At both house parties, Hawkins urged attendees to donate to his surging campaign, noting that the average Hawkins donor gives $70 vs. $7,000 for the average Cuomo donor.
In his first appearance, he briefly referenced his 1964 political epiphany before drifting further back in time to discuss 1944 and Franklin Roosevelt’s proposed Economic Bill of Rights and how his ambitious plans to convert New York to renewable energy would fulfill the promise of FDR’s vision with a green twist to address climate change.
As Hawkins continued, the eyes of his supporters in the room started to glaze over, but they stuck with him and heard him out. Chided afterward by Mattera for giving a “history lesson,” Hawkins was clear and direct at his second appearance, sharing more of his personal story about how his political convictions took shape under the influence of the civil rights movement and relating that to the present moment and the rationale for his third-party candidacy.
“The whole political spectrum has moved to the right, and the reason is because we don’t have a political party that speaks for us,” Hawkins said as his audience nodded in agreement. “I think we’re on the verge of something big. The question is whether there’s enough time.”
Greens vs. WFP
Anti-Cuomo sentiment has been running strong on the Left all year. The labor-backed Working Families Party (WFP) briefly considered running an anti-Cuomo candidate on its ballot line in the spring. In the end it bowed to pressure from its Democratic Party allies to once again put Cuomo on its ballot line, which minor parties are allowed to do under New York election law.
“It’s a way for liberals to feel good about voting for conservative Democrats,” Hawkins says.
WFP’s cautious decision rankled many of the party’s rank and file. Party leaders insisted, however, that cutting a deal with the governor was the smart move that would give WFP more influence in a Cuomo second term.
As Hawkins fills the void on the Left, WFP now faces the prospect of being routed by a party it has long regarded as irrelevant. Cuomo’s decision to bankroll the newly formed Women’s Equality Party (which gave him its ballot line as well) complicates matters further. In a worst-case scenario for WFP, its vote total in the governor’s race could drop below the magic threshold of 50,000 votes needed to maintain ballot status for the next four years.
“Losing to the Greens and falling down the ballot line would be a huge blow to the WFP,” a former WFP staffer told The Indypendent. “It’s going to be harder to strut around as the left alternative to the Democrats if they get fewer votes than the Greens.”
The former WFP staffer questioned whether the Greens have the will and the organizational capacity to take advantage of a strong showing this election to build a party that can bring about real change in a state that has endured decades of misrule and corruption on the part of both Democrats and Republicans.
Hawkins will almost certainly be headed back to his overnight job at UPS. Going forward, he sees the Greens taking root as the second party to the Democrats in parts of the state and continuing to build from there.
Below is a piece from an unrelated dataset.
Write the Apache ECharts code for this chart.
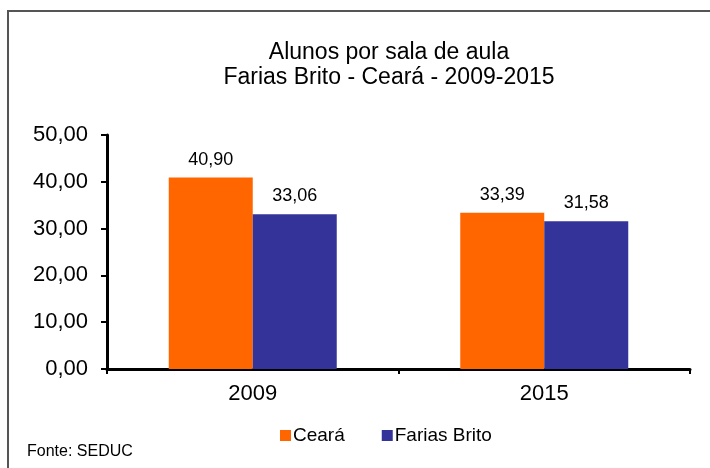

Other top state party leaders also insist that party-building work will continue after the voting is done.
“It’s an incremental process,” said state co-chair Michael O’Neil. “There are no overnight successes in true movement building.”
Meanwhile, Hawkins hopes his days of being seen as a fringe candidate are over.
“I’m not a protest vote,” he said. “People are voting for what they want. And if enough people vote for me, I will be the next governor of New York.”